CoVSvart is a small Finnish label, that despite being independent, and from a country with a small population, is managing to produce some excellent albums of late.  Even searching just the website you’re currently reading (go on, use the little box top right of your screen, you know you want to!) you’ll see what I mean.  When the editor came to dole out albums for review, I pitched up for Church of Void’s ‘Dead Rising’ based on just the quality of the two releases from the label I have reviewed this year, the excellent releases from Victor Griffin and Brutus (again, read and enjoy).  So, never having heard of Church of Void, and coming to them afresh, how did this self defined purveyor of “New wave of traditional doom rock/metal from Finland” play?
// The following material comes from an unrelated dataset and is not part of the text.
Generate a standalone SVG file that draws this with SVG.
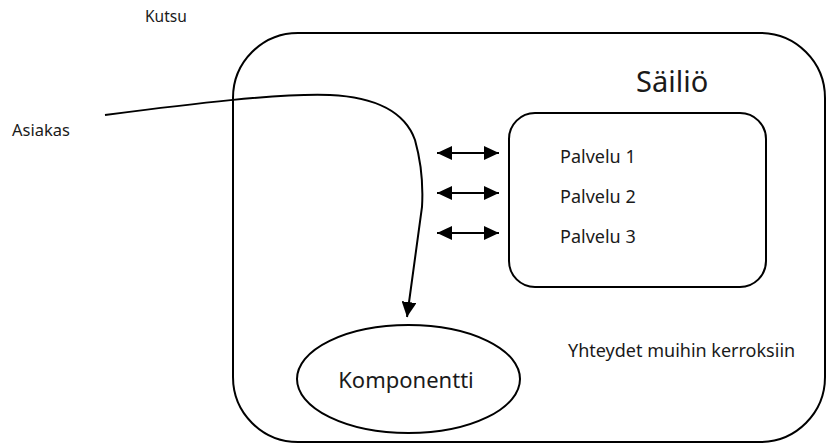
<svg xmlns="http://www.w3.org/2000/svg" width="828" height="446" viewBox="0 0 828 446">
  <defs>
    <!-- filled head for the short two-way links -->
    <marker id="head" viewBox="0 0 15 14" refX="15" refY="7" markerWidth="15" markerHeight="14" markerUnits="userSpaceOnUse" orient="auto-start-reverse">
      <path d="M0,0 L15,7 L0,14 Z" fill="#000"/>
    </marker>
    <!-- filled head for the call curve -->
    <marker id="tip" viewBox="0 0 15 15" refX="15" refY="7.5" markerWidth="15" markerHeight="15" markerUnits="userSpaceOnUse" orient="auto">
      <path d="M0,0 L15,7.5 L0,15 Z" fill="#000"/>
    </marker>
  </defs>
  <style>
    .shape { fill: none; stroke: #000; stroke-width: 2; }
    .wire { fill: none; stroke: #000; stroke-width: 2; }
    text { font-family: "Noto Sans", "Open Sans", sans-serif; fill: #1a1a1a; }
    .mid { font-size: 18px; }
  </style>
  <rect width="828" height="446" fill="#fff"/>

  <g id="sailio">
    <rect class="shape" x="233" y="33" width="592" height="409" rx="65" ry="65"/>
    <text x="636" y="92" font-size="29">Säiliö</text>
  </g>

  <g id="palvelut">
    <rect class="shape" x="509" y="113" width="257" height="174" rx="26" ry="26"/>
    <text class="mid" x="560" y="163">Palvelu 1</text>
    <text class="mid" x="560" y="203">Palvelu 2</text>
    <text class="mid" x="560" y="243">Palvelu 3</text>
  </g>

  <g id="komponentti">
    <ellipse class="shape" cx="408.5" cy="379" rx="111.5" ry="54"/>
    <text x="406" y="388" font-size="22" text-anchor="middle">Komponentti</text>
  </g>

  <g id="asiakas">
    <text x="12" y="136" font-size="16.5">Asiakas</text>
  </g>

  <g id="labels">
    <text x="145" y="22" font-size="15.5">Kutsu</text>
    <text class="mid" x="568" y="357">Yhteydet muihin kerroksiin</text>
  </g>

  <g id="connectors">
    <path class="wire" d="M105,115 C190,104 280,93 330,95 C375,97 405,112 415,140 C422,165 423,190 422,207 L407,317" marker-end="url(#tip)"/>
    <line class="wire" x1="437" y1="153" x2="499" y2="153" marker-start="url(#head)" marker-end="url(#head)"/>
    <line class="wire" x1="437" y1="193" x2="499" y2="193" marker-start="url(#head)" marker-end="url(#head)"/>
    <line class="wire" x1="437" y1="233" x2="499" y2="233" marker-start="url(#head)" marker-end="url(#head)"/>
  </g>
</svg>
When I first saw the album cover, a black and white close up of a face in possible deathly repose, something tickled memories at the back of my brain, but I wasn’t sure what until I started on the second listen of the album, but I’ll tell you later.  Opener ‘Tristess’ strutted out of my speakers with a nice “doom ‘n’ roll” stamp, faster than many other doom acts, the beat of the drums and in your face riffs providing hooks aplenty to drag the listener in, and within a few bars I felt myself nodding along nicely, only the fact I was sat in front of my computer rather than at a club preventing a full on bang along.  This same stripped back sound equally prevailed in the follow up tracks ‘Son of a Witch’, and ‘Winter Is Coming’, both unpretentious numbers that the band should have no trouble reproducing live, being testament to musicianship rather than a product of an engineer’s over polishing.
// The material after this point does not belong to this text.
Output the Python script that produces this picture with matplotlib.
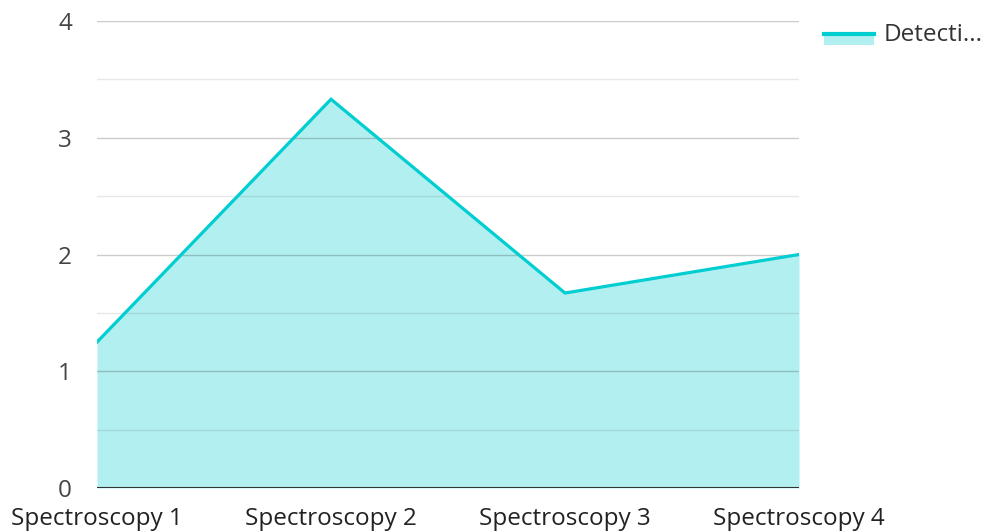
import matplotlib
matplotlib.use("Agg")
from matplotlib import pyplot as plt
from matplotlib.patches import Rectangle
from matplotlib.lines import Line2D
import numpy as np

# Chart data
categories = ["Spectroscopy 1", "Spectroscopy 2", "Spectroscopy 3", "Spectroscopy 4"]
detections = [1.25, 3.33, 1.67, 2.0]
series_name = "Detecti..."

line_color = "#00CED1"
fill_color = "#B2EFF0"

plt.rcParams['font.family'] = ['Open Sans', 'DejaVu Sans']

W, H = 986, 531
fig = plt.figure(figsize=(W / 100, H / 100), dpi=100)
ax = fig.add_axes([97 / W, 1 - 488 / H, (799 - 97) / W, (488 - 21) / H])

x = np.arange(len(categories))
ax.fill_between(x, 0, detections, color=fill_color, lw=0, zorder=1)
ax.plot(x, detections, color=line_color, lw=2.3, zorder=3, solid_joinstyle='miter')

ax.set_xlim(0, len(categories) - 1)
ax.set_ylim(0, 4)

# grid: major every 1, minor every 0.5
for v in np.arange(0.5, 4.0, 1.0):
    ax.axhline(v, color="#000000", alpha=0.09, lw=1, zorder=2)
for v in np.arange(1, 5, 1):
    ax.axhline(v, color="#000000", alpha=0.2, lw=1, zorder=2)
ax.axhline(0, color="#333333", lw=1.5, zorder=4)

for s in ax.spines.values():
    s.set_visible(False)
ax.set_yticks(range(0, 5))
ax.set_xticks(x, categories)
ax.tick_params(axis='both', length=0, labelsize=17.5, colors="#444444")
ax.tick_params(axis='y', pad=18)
ax.tick_params(axis='x', pad=14)
for lbl in ax.get_xticklabels():
    lbl.set_color("#222222")

# legend drawn in figure pixels
fig.patches.append(Rectangle((824 / W, 1 - 45 / H), 50 / W, 13 / H,
                             transform=fig.transFigure, color=fill_color, lw=0))
fig.lines.append(Line2D([824 / W, 874 / W], [1 - 33.5 / H, 1 - 33.5 / H],
                        transform=fig.transFigure, color=line_color, lw=3))
fig.text(884 / W, 1 - 35 / H, series_name, fontsize=17.5, color="#333333",
         va='center', ha='left')

fig.savefig("out.png", dpi=100)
It was with the title track, ‘Dead Rising’, that Church of Void demonstrate their class and musicianship; starting with a simple acoustic guitar that then melds into a truly melancholic eight and a half minute epic that combines the sombre tones of Paradise Lost, without the vague industrial hints, with the misery of Woods of Ypres, but with some almost punk urgency to the song’s climax.  It was at this point I worked out what the album cover reminded me of; an amalgam of Woods of Ypres ‘Grey Skies & Electric Light’ with Trouble’s ‘Simple Mind Condition’; artistically, and musically, that is how the album sounds.  A combination of the graveyard sorrow of the sadly now finished Woods of Ypres with the classic doom of Trouble, a sound reinforced by the tearful delivery of ‘Owls Are Listening’.  Whilst for a scant three minutes the tempo is upped for ‘The Magician’ a textbook exercise in Sabbathesque rock, it is with the last two far more epic tracks of the album, ‘Entity of Kalyspo’ and ‘Little Child Lost’ that Church of Void excel.  Between them they may be over fifteen minutes, a timescale probably inconceivable to the modern instant gratification X factor generation, yet they are superlative.  Stripped back, simple in execution, with nothing more than two guitars, bass, drums, and vocals, they defy the necessity of a mixer’s  tricks to provide the listener with a challenging and rewarding album.

I’m not normally a fan of the depressive and downbeat, but can only recommend Church of Void’s ‘Dead Rising’ for an intelligent listen.  Damn me if my “Top 10” of 2013 list is already swollen to bursting and it’s only August!